First climbed in a downpour sporting a beautiful rainbow over the Athi Plains. lt lies on the buttress to the right of Nemesis Crag; a long, very yellow cliff that gets gradually steeper from left to right. Start the climb on the left hand side where a slab leads up to a long, deep horizontal crack. Follow the crack line right for a few metres until you are underneath a fig tree. Then make a move up out the crack onto the face and onto the top (natural pro).

FA: B. Lyons & M. Buonajuti, 2001

The first sport route on the left. Begin up an easy slab to steeper terrain. Somewhat runout.

This route was rebolted in January 2020. The bolt placements were kept the same as the FA party. Currently (1/25/20) no anchor but it's possible to traverse right to an anchor.

FA: Ia Westman & Asa Forsman

The second bolted route. Begin up a tricky slab to great holds. Through an easy slab to a short steep section and a lower-off anchor (hooks - no need to clean).

FA: Emilia Smith, Luke Mendola & Kris Fiore, 13 Jan

Start under the obvious scoop of rock with a high first bolt. Continuous and fun with some runouts.

This route was rebolted in January 2020. The bolt placements were kept the same as the FA party. There is also a new lower-off anchor.

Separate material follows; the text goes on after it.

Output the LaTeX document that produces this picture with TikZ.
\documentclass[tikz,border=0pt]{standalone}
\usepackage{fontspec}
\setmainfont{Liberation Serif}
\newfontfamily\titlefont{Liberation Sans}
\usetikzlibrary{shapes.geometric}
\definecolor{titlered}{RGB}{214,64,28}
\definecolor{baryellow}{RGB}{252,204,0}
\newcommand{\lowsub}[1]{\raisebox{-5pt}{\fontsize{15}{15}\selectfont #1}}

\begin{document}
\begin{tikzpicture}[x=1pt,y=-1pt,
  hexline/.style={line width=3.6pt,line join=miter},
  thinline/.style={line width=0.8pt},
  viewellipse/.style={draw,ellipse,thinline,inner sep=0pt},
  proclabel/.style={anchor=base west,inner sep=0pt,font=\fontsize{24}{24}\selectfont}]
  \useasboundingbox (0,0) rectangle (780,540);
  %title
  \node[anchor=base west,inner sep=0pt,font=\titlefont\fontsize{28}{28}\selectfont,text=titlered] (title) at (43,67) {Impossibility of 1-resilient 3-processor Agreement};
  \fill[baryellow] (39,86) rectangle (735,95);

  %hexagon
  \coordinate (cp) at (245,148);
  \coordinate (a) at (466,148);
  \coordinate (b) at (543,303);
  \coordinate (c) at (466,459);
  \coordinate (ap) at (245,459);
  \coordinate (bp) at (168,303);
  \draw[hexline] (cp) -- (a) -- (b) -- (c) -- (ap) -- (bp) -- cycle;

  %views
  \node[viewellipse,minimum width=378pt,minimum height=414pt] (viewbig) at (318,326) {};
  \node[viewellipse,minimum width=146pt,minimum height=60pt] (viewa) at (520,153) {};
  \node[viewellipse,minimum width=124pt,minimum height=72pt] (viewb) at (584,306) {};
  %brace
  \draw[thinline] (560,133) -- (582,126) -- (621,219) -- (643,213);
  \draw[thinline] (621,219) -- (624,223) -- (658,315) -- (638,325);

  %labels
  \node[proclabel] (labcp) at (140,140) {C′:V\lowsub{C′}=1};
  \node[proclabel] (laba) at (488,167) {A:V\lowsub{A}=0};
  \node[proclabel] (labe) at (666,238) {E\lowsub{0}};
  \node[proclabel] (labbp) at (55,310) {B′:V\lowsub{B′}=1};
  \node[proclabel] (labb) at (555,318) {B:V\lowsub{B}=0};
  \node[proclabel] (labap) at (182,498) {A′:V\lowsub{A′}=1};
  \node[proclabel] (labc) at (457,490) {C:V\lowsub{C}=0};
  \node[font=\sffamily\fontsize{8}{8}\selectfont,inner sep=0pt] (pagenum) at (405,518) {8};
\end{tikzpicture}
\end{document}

FA: Ia Westman & Asa Forsman

A quick mantle leads to an easy slab and a perfect steep upper section just left of the tree. Lower-off anchor (hooks - no need to clean).

FA: Kris Fiore & Luke Mendola, 13 Jan

Just left of where the middle vegetation starts. Similar to the last climb, mantle to an easy slab and finish up on steep holds, ending to the right of the tree. Lower-off anchor.

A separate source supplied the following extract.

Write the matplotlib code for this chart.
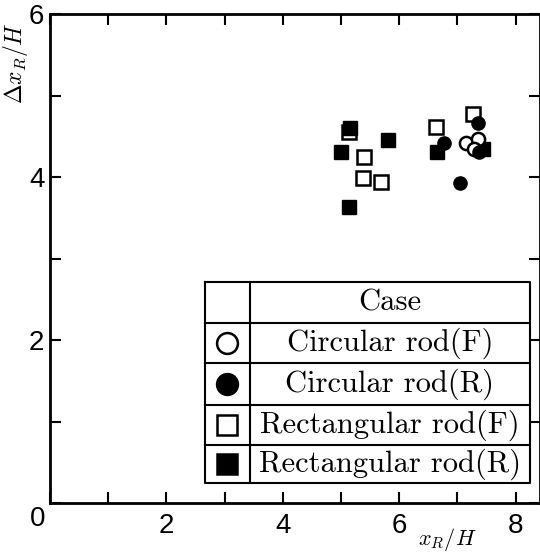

FA: Luke Mendola, Emi Smith, Kris Fiore & Emilia Smith, 13 Jan

A Steep romp up perfect jugs to a lower-off anchor.

FA: Kris Fiore & Luke Mendola, 14 Jan

A difficult start that can be avoided if traversing from the right. From here, work up easier terrain to a stance below the face. A final tricky section lies in wait at the top!

FA: Kris Fiore & Luke Mendola, 14 Jan

One of the original lines, rebolted in 2020.

A few variations possible, but hardest and most interesting is straight up a thinner start under the first bolt.

FA: Asa Forsman & Ia Westman

One of the original lines. Work up to a first bolt through one of a few variations to start. Hardest and most interesting variation is to go direct up the slab (4c is for this direct variation).

This route was rebolted in January 2020. The bolt placements were kept the same as the FA party. There is a new bolted anchor.

FA: Asa Forsman & Ia Westman

Sure to be a classic. Work up the easy slab to good holds. From here swim up perfect jugs through the steep upper section to a two-bolt anchor.

FA: Luke Mendola & Kris Fiore, 14 Jan

Start up a tricky slab to a stance before tackling a few more hard moves to reach the third bolt. From here, romp up better holds on steeper terrain to the anchor.